Another popular variation of Alfredo sauce is Cajun Alfredo. Cajun Alfredo uses spices from creole cooking cuisine for a spicier sauce. Advertisements and restaurant write-ups talking about Cajun Alfredo dishes began appearing around 1996 in multiple areas across the country including Florida, California, and Chicago. Notably this is the same year Olive Garden introduced the grilled chicken Alfredo dish as part of its pasta menu.
A cajun-spiced Alfredo sauce would suggest a connection to New Orleans and the fusion of Italian American and creole culinary traditions. And the fact that shrimp Alfredo pasta today is more recognizable as a creamy, parmesan-y pasta dish rather than a scampi-like lemon and wine saute would suggest too that New Orleans cooks had some influence over the dish.
Several sources haves suggested New Orleans is the origin of Cajun Alfredo, but nothing definitively identifies an origin. In the case of cajun Alfredo, it might very well have been the research and development arm of Milwaukee Seasonings, a spice company that is now part of JMH International LLC, a conglomerate based in Utah.
Alfredo dishes were already mainstream in American Italian restaurants by the 1990s, and some might even say by then, Alfredo sauce was starting to go stale. But by 1996, Milwaukee Seasonings had experimented with alternative Alfredo flavorings like “Spanish,” “Tuscan,” and “Cajun” Alfredo.
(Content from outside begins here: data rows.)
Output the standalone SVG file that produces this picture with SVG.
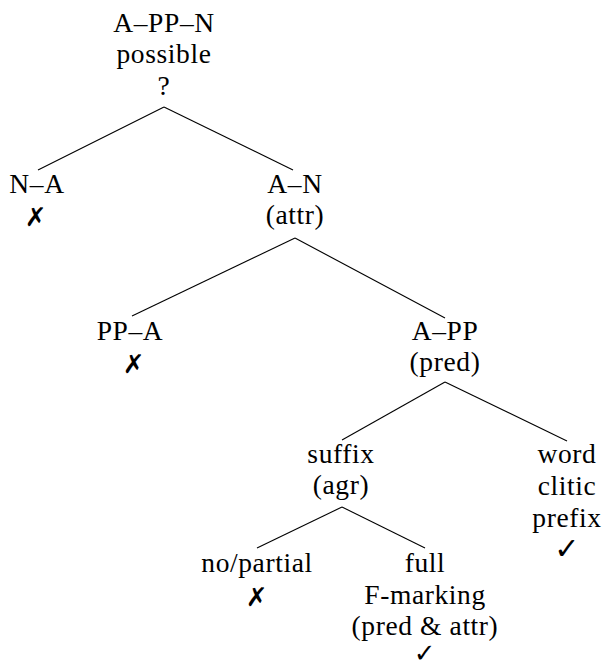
<svg xmlns="http://www.w3.org/2000/svg" width="602" height="666" viewBox="0 0 602 666">
<defs>
<style>
.e line{stroke:#000;stroke-width:1.1}
</style>
</defs>
<rect width="602" height="666" fill="#fff"/>
<g id="connectors" class="e">
<line x1="164" y1="107" x2="38" y2="170"/>
<line x1="164" y1="107" x2="293" y2="170"/>
<line x1="295" y1="238" x2="132" y2="316"/>
<line x1="295" y1="238" x2="445" y2="318"/>
<line x1="445" y1="382" x2="342" y2="440"/>
<line x1="445" y1="382" x2="567" y2="441"/>
<line x1="342" y1="507" x2="257" y2="548"/>
<line x1="342" y1="507" x2="425" y2="548"/>
</g>
<g font-family="Liberation Serif, serif" font-size="27.5" letter-spacing="0.6" text-anchor="middle" fill="#000">
<g id="root"><text x="164" y="32">A–PP–N</text><text x="164" y="63">possible</text><text x="164" y="95">?</text></g>
<g id="na"><text x="37" y="193">N–A</text><text font-family="DejaVu Sans, sans-serif" font-size="26" font-weight="bold" x="36" y="226">✗</text></g>
<g id="an"><text x="295" y="193">A–N</text><text x="295" y="224">(attr)</text></g>
<g id="ppa"><text x="130" y="340">PP–A</text><text font-family="DejaVu Sans, sans-serif" font-size="26" font-weight="bold" x="134" y="373">✗</text></g>
<g id="app"><text x="445" y="340">A–PP</text><text x="445" y="371">(pred)</text></g>
<g id="suffix"><text x="341" y="463">suffix</text><text x="341" y="494">(agr)</text></g>
<g id="word"><text x="567" y="463">word</text><text x="567" y="495">clitic</text><text x="567" y="527">prefix</text><text font-family="DejaVu Sans, sans-serif" font-size="30" font-weight="bold" x="567" y="559">✓</text></g>
<g id="nopartial"><text x="257" y="572">no/partial</text><text font-family="DejaVu Sans, sans-serif" font-size="26" font-weight="bold" x="257" y="606">✗</text></g>
<g id="full"><text x="425" y="572">full</text><text x="425" y="604">F-marking</text><text x="425" y="635">(pred &amp; attr)</text><text font-family="DejaVu Sans, sans-serif" font-size="26" font-weight="bold" x="425" y="662">✓</text></g>
</g>
</svg>
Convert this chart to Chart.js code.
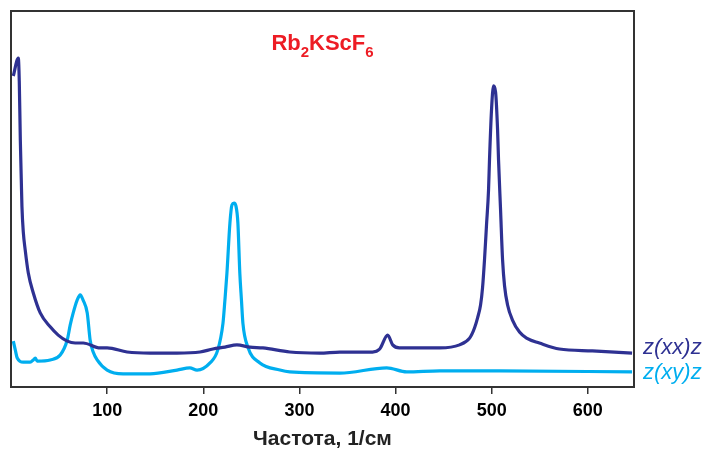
<!DOCTYPE html>
<html>
<head>
<meta charset="utf-8">
<script src="https://cdn.jsdelivr.net/npm/chart.js@4"></script>
<style>
  body { margin: 0; background: #fff; }
</style>
</head>
<body>
<canvas id="ramanChart" width="704" height="452"></canvas>
<script>
// Raman spectrum Rb2KScF6, two polarisations (intensity in arbitrary units 0..100)
const xxShift = [2.4, 7.6, 8.6, 9.7, 10.7, 11.4, 12.8, 14.8, 18, 23.2, 30.4, 40.8, 49.1, 58.5, 66.8, 75.1, 92.7, 100, 120.8, 144.6, 172.7, 196.6, 210, 222.5, 235, 248.5, 262, 290, 321, 342, 376, 383.5, 391.8, 397, 404, 425, 446, 466.6, 477, 482.1, 485.3, 488.4, 490.5, 492.5, 494.6, 496.7, 497.7, 499.8, 501.9, 504, 506.1, 507.1, 509.2, 511.3, 513.4, 516.5, 521.6, 528.9, 536.2, 549.6, 570.4, 604.7, 646];
const xxIntensity = [82.7, 87.5, 81.4, 65.7, 55.1, 47.9, 41.2, 36.4, 30.3, 25.0, 19.7, 16.0, 13.8, 12.2, 11.7, 11.7, 10.4, 10.4, 9.3, 9.0, 9.0, 9.3, 10.1, 10.6, 11.2, 10.6, 10.4, 9.3, 9.0, 9.3, 9.3, 10.1, 13.8, 11.2, 10.4, 10.4, 10.4, 11.2, 13.0, 15.7, 18.4, 21.8, 26.5, 33.8, 43.1, 52.4, 60.4, 73.7, 80.1, 78.5, 68.4, 60.4, 47.1, 33.8, 26.8, 21.8, 17.8, 14.6, 13.0, 11.7, 10.1, 9.6, 9.0];

const xyShift = [2.4, 4.5, 6.5, 12.8, 20, 23.2, 25.2, 27.3, 40.8, 51.2, 58.5, 61.6, 64.7, 68.8, 72, 75, 79.3, 82.3, 85.5, 89.6, 100, 116.6, 144.6, 172.7, 186, 193.5, 207, 215, 220.5, 222.5, 224.6, 227.7, 229.8, 232, 234, 236, 238, 239.7, 241.2, 246.4, 258.9, 279.7, 290, 342, 390.8, 411.5, 446, 508, 646];
const xyIntensity = [12.2, 9.8, 7.7, 6.6, 6.6, 7.2, 7.7, 6.9, 7.2, 8.5, 12.5, 16.5, 19.7, 23.1, 24.5, 23.1, 19.7, 12.5, 9.3, 7.2, 4.5, 3.5, 3.5, 4.5, 5.1, 4.5, 6.4, 9.8, 17.0, 23.1, 30.3, 43.6, 48.4, 48.9, 48.1, 43.6, 30.3, 23.1, 17.0, 10.6, 6.4, 4.5, 4.0, 3.7, 5.1, 4.0, 4.3, 4.3, 4.0];

const xTicks = [100, 200, 300, 400, 500, 600];

const seriesLabels = ['z(xx)z', 'z(xy)z'];
const seriesColors = ['#2e3192', '#00aeef'];

const FONT = "'Liberation Sans', Arial, sans-serif";

function toPoints(xs, ys) {
    return xs.map((x, i) => ({ x: x, y: ys[i] }));
}

// frame, title with subscripts, series labels on the right
const decorations = {
    id: 'decorations',
    afterDraw(chart) {
        const ctx = chart.ctx;
        const area = chart.chartArea;
        const yScale = chart.scales.y;
        ctx.save();
        ctx.strokeStyle = '#333';
        ctx.lineWidth = 2;
        ctx.strokeRect(area.left, area.top, area.right - area.left, area.bottom - area.top);

        // title Rb2KScF6
        const parts = [['Rb', false], ['2', true], ['KScF', false], ['6', true]];
        const big = 'bold 22px ' + FONT;
        const small = 'bold 15px ' + FONT;
        let total = 0;
        parts.forEach(p => { ctx.font = p[1] ? small : big; total += ctx.measureText(p[0]).width; });
        let x = (area.left + area.right) / 2 - total / 2;
        ctx.fillStyle = '#ed1c24';
        ctx.textBaseline = 'alphabetic';
        ctx.textAlign = 'left';
        parts.forEach(p => {
            ctx.font = p[1] ? small : big;
            ctx.fillText(p[0], x, p[1] ? 57 : 50);
            x += ctx.measureText(p[0]).width;
        });

        // series labels
        ctx.font = 'italic 22px ' + FONT;
        ctx.textBaseline = 'middle';
        chart.data.datasets.forEach((ds, i) => {
            const last = ds.data[ds.data.length - 1];
            const y = yScale.getPixelForValue(last.y) + (i === 0 ? -5 : 1);
            ctx.fillStyle = seriesColors[i];
            ctx.fillText(seriesLabels[i], area.right + 9, y);
        });
        ctx.restore();
    }
};

new Chart(document.getElementById('ramanChart'), {
    type: 'line',
    data: {
        datasets: [{
            label: seriesLabels[0],
            data: toPoints(xxShift, xxIntensity),
            borderColor: seriesColors[0],
            borderWidth: 3.2,
            pointRadius: 0,
            cubicInterpolationMode: 'monotone'
        }, {
            label: seriesLabels[1],
            data: toPoints(xyShift, xyIntensity),
            borderColor: seriesColors[1],
            borderWidth: 3.2,
            pointRadius: 0,
            cubicInterpolationMode: 'monotone'
        }]
    },
    options: {
        responsive: false,
        animation: false,
        devicePixelRatio: 1,
        layout: { padding: { left: 11, top: 11, right: 70, bottom: 0 } },
        plugins: {
            legend: { display: false },
            tooltip: { enabled: false }
        },
        scales: {
            x: {
                type: 'linear',
                min: 0,
                max: 648,
                afterBuildTicks: (scale) => { scale.ticks = xTicks.map(v => ({ value: v })); },
                afterFit: (scale) => { scale.height = 65; },
                ticks: {
                    color: '#000',
                    font: { family: FONT, size: 18, weight: 'bold' },
                    padding: 6,
                    maxRotation: 0
                },
                grid: { drawOnChartArea: false, drawTicks: true, tickLength: 7, color: '#333', lineWidth: 1.5 },
                border: { color: '#333', width: 2 },
                title: {
                    display: true,
                    text: 'Частота, 1/см',
                    color: '#222',
                    font: { family: FONT, size: 21, weight: 'bold' },
                    padding: { top: 4, bottom: 0 }
                }
            },
            y: { display: false, min: 0, max: 100 }
        }
    },
    plugins: [decorations]
});
</script>
</body>
</html>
It’s admittedly a bit of a leap to suggest a single source for the many different instances of the dish, but it seems unlikely the result of pure coincidence.
The End Of Alfredo
Alfredo sauce has evolved from a simple butter and cheese pasta into a foundation of many different flavors and recipes. It’s versatile and easily recognized when it appears on a menu. So why is it disappearing from menus?
Alfredo came to signify rich creaminess, a luxury touch to the ordinary. And ultimately that’s what the original recipe from Di Lelio embodied: a simple, home cooked pasta turned into a luscious velvety experience. By lending the name Alfredo to many different dishes, restaurants were signaling to customers that they should expect a rich and creamy dish.
Yet as Alfredo sauce became commonplace, available by the jar, flavoring everything from pizza to sandwiches. The luxury has worn off, losing that special something. New Italian restaurants are no longer offering Alfredo-based dishes, Danny Palumbo observed over at Slate. He cites numerous menu offerings from new, upscale Italian American restaurants – restaurants that are celebrating traditional red sauce dishes.
He’s right, in a way. The 2020s have seen Alfredo fading from menus, replaced with a similarly simple, cheesy sauce. Cacio e Pepe is the flavor of the decade, usurping Alfredo’s place on restaurant menus. Cacio e pepe is a lot like traditional Roman Alfredo Sauce. It’s an emulsion using starchy water, fat from butter, and cheese, flavored with black pepper. No doubt there have been Fettuccine Alfredo dishes with cracked black pepper that resemble modern cacio e pepe.
Although cacio e pepe is an ancient dish, the current obsession can likely be traced to Nancy Silverton’s Osteria Mozza in the mid-2000s. Since then, chefs have experimented with fusing different cuisines, like Dave Chang’s fermented chickpea cacio e pepe at Momofuku Nishi, or imposing the flavor on unrelated dishes like arancini, breakfast sandwiches, risotto, Ramen, lasagna, and more. And for those who think it’s too complicated to make themselves, there’s even a jarred version of cacio e pepe. No doubt in a few years we’ll soon have a native Italian telling American tourists they shouldn’t expect to find cacio e pepe in Rome.